The top-level technical objectives of the META program are as follows:
• Develop a practical, observable metric of complexity for cyber-physical systems to enable cyber-vs-physical implementation trades and to improve parametrization of cost and schedule;
• Develop a quantitative metric of adaptability associated with a given system architecture that can support trade-offs between adaptability, complexity, performance, cost, schedule, risk, and other system attributes;
• Develop a structured design flow employing hierarchical abstraction and model-based composition of electromechanical and software components;
• Develop a component and manufacturing model library for a given airborne or ground vehicle systems domain through extensive characterization of desirable and spurious interactions, dynamics, and properties of all constituent components down to the numbered part level; develop context models to reflect various operational environments;
• Develop a verification flow that generates probabilistic "certificates of correctness" for the entire cyber-physical system based on stochastic formal methods, scaling linearly with problem size;
• Apply the above framework and toolset to design, manufacture, integrate, and verify a ground vehicle of substantial complexity 5X faster than with a conventional design/build/test approach.
The model library objective above is addressed by the Component, Context, and Manufacturing Model Library (C2M2L; pronounced “camel”) effort. C2M2L seeks to develop domain-specific models needed to enable the design, verification, and fabrication of the FANG infantry fighting vehicle using the META, iFAB, and vehicleforge.mil infrastructure. C2M2L will be executed in phases such that C2M2L-1 focuses on the drivetrain and mobility subsystems, C2M2L-2 focuses on the chassis and survivability subsystems, and C2M2L-3 addresses all subsystem domains.
iFAB
iFAB: The Instant Foundry Adaptive through Bits (iFAB) program looks to lay the groundwork for the development of a foundry-style manufacturing capability—taking as input a verified system design specified in an appropriate metalanguage—capable of rapid reconfiguration to accommodate a wide range of design variability and specifically targeted at the fabrication of military ground vehicles.
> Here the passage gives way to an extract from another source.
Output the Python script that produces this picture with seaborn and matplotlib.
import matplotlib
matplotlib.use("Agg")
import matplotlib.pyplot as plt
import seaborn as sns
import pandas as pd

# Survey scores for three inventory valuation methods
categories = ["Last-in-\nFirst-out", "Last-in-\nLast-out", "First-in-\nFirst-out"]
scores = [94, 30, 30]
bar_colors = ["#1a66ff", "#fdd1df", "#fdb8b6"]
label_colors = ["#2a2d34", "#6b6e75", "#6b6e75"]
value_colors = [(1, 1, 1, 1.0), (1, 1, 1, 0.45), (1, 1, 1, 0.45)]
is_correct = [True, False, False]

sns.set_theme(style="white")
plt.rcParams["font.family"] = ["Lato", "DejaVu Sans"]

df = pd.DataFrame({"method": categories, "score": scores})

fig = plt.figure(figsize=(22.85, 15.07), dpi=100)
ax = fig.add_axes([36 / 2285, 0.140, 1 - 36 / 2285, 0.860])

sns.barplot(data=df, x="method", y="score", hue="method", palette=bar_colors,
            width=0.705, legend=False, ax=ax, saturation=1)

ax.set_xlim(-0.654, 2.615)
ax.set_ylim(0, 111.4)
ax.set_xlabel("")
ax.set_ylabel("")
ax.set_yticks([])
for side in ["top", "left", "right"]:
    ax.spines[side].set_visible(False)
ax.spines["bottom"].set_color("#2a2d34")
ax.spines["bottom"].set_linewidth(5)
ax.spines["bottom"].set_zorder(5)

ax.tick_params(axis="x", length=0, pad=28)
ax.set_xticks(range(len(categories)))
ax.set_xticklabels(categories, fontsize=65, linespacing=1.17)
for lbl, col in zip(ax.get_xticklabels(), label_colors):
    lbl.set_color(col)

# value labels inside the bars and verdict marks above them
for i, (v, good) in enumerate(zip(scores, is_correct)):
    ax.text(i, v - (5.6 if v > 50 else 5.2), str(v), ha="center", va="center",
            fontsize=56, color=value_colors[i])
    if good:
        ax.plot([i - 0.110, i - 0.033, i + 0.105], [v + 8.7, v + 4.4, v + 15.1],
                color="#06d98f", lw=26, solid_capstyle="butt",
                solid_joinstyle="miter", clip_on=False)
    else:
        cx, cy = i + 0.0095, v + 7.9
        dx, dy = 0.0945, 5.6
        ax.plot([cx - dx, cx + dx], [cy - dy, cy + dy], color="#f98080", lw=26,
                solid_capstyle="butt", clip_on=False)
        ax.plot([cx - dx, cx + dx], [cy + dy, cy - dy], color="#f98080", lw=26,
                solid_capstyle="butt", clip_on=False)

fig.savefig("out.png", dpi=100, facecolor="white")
The principal objective of iFAB—coupled with META—is to enable substantial compression of the time required to go from idea to product through a shift in the product value chain for defense systems from "little m" manufacturing (i.e., fabrication) to the other elements of "big M" Manufacturing (i.e., design, customization, after-market support, etc.). The iFAB vision is to move away from wrapping a capital-intensive manufacturing facility around a single defense product, and toward the creation of a flexible, programmable, potentially distributed production capability able to accommodate a wide range of systems and system variants with extremely rapid reconfiguration timescales. The specific goals of the iFAB program are to rapidly design and configure manufacturing capabilities to support the fabrication of a wide array of infantry fighting vehicle models and variants.
FANG
FANG: The Fast Adaptable Next-Generation Ground Vehicle (FANG) program seeks to develop the infrastructure for and conduct a series of design challenges intended to precipitate open source design for a next-generation infantry fighting vehicle.
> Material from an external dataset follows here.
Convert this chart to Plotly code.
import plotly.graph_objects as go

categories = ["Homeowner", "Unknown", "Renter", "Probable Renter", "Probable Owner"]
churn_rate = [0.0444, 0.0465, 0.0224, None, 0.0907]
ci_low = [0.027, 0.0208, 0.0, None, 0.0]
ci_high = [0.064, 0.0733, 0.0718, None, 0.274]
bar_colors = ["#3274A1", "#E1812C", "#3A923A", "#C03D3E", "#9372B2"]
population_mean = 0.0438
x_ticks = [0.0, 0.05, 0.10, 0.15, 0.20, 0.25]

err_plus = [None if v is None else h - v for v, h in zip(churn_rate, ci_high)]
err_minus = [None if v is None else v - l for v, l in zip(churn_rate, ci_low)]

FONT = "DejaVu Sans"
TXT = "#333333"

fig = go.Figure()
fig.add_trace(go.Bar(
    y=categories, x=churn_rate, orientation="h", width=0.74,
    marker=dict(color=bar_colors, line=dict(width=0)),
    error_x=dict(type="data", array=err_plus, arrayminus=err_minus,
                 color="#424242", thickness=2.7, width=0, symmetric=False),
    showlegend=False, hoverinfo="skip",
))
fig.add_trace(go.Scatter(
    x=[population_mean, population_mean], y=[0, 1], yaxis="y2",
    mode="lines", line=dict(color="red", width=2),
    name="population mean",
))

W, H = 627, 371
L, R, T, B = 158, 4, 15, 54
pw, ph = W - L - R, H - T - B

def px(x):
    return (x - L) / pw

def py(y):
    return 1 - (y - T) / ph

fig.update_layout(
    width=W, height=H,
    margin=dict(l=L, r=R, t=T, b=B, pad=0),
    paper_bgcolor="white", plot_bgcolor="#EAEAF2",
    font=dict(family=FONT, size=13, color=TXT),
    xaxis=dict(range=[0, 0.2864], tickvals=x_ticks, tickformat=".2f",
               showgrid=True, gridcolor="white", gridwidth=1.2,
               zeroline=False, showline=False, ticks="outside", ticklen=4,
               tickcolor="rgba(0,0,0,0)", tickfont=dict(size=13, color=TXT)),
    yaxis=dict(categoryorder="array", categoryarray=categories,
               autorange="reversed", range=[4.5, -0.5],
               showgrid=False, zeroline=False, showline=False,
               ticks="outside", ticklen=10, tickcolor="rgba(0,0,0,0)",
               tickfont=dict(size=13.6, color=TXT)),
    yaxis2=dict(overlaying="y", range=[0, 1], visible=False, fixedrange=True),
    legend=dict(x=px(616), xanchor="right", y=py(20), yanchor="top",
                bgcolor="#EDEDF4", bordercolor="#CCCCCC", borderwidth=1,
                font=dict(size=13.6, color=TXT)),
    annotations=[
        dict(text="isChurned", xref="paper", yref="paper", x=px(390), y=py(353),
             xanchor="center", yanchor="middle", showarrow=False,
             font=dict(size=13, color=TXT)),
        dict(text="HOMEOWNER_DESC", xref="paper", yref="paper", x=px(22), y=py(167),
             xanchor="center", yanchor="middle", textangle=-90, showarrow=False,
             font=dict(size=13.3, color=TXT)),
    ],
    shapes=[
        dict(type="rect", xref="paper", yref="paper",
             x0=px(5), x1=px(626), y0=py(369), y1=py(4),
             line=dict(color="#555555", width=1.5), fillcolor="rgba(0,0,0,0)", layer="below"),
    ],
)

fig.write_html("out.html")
As part of the FANG effort, vehicleforge.mil is focused on generating an open source development collaboration environment and website for the creation of large, complex, cyber-electro-mechanical systems by numerous unaffiliated designers—with the goal of democratizing the design innovation process by engaging several orders of magnitude more talent than the current industry model. The initial phase of the effort will last 12 months and culminate in the operational deployment of vehicleforge.mil. The development of complex software systems has benefitted significantly from the ability to leverage crowd-sourced innovation in the form of open source code development. vehicleforge.mil aims to significantly expand open source collaborative development for defense systems by employing a general representation language—being developed under the META program—that is rich enough to describe a broad range of cyber-electro-mechanical systems, yet formal enough that the system can be “compiled” or verified in some manner when a design change is made to some element or aspect of it.
The FANG program will apply META, iFAB, and vehicleforge.mil capabilities to a series of design challenges of increasing complexity, seeking to leverage fab-less design, foundry-style manufacturing, and a crowd-sourced innovation model and culminating in a complete design and fabrication of a new heavy and potentially amphibious infantry fighting vehicle in the span of one year.
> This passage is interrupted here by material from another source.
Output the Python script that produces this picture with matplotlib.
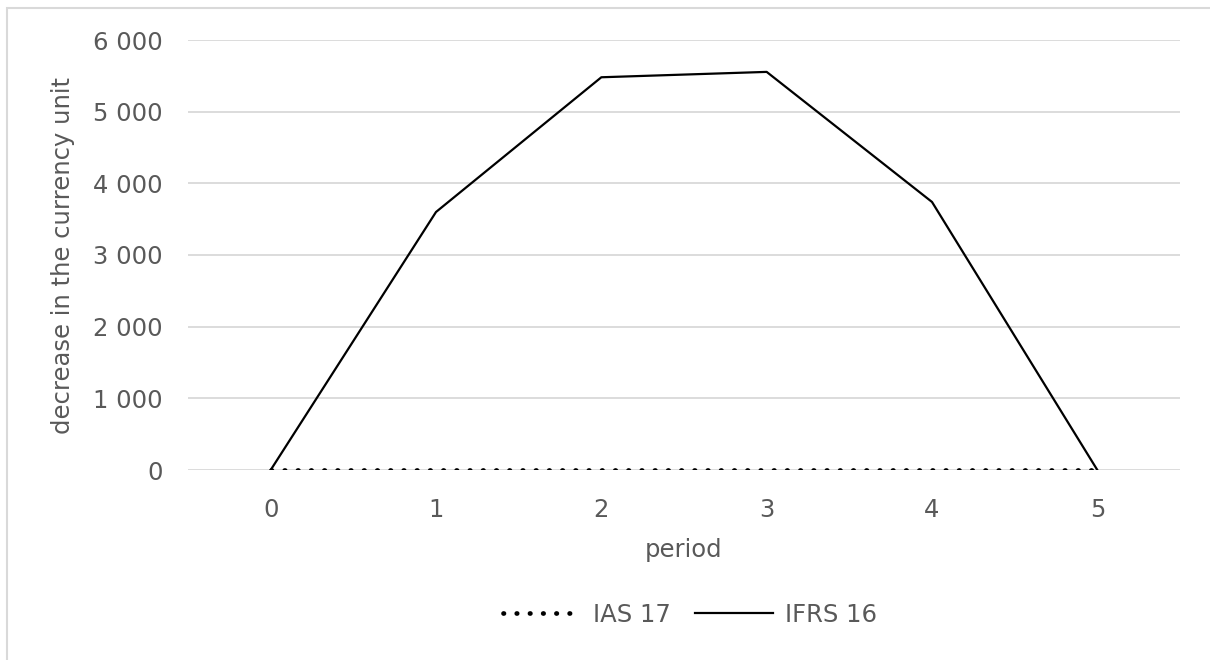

The Manufacturing Experimentation and Outreach (MENTOR) portion of the FANG program focuses on engaging high school-age students in a series of collaborative design and distributed manufacturing experiments. DARPA envisions deploying up to a thousand computer-numerically-controlled (CNC) additive manufacturing machines—more commonly known as "3D printers"—to high schools nationwide. The goal is to encourage students across clusters of schools to collaborate via social networking media to jointly design and build systems of moderate complexity, such as mobile robots, go carts, etc., in response to prize challenges.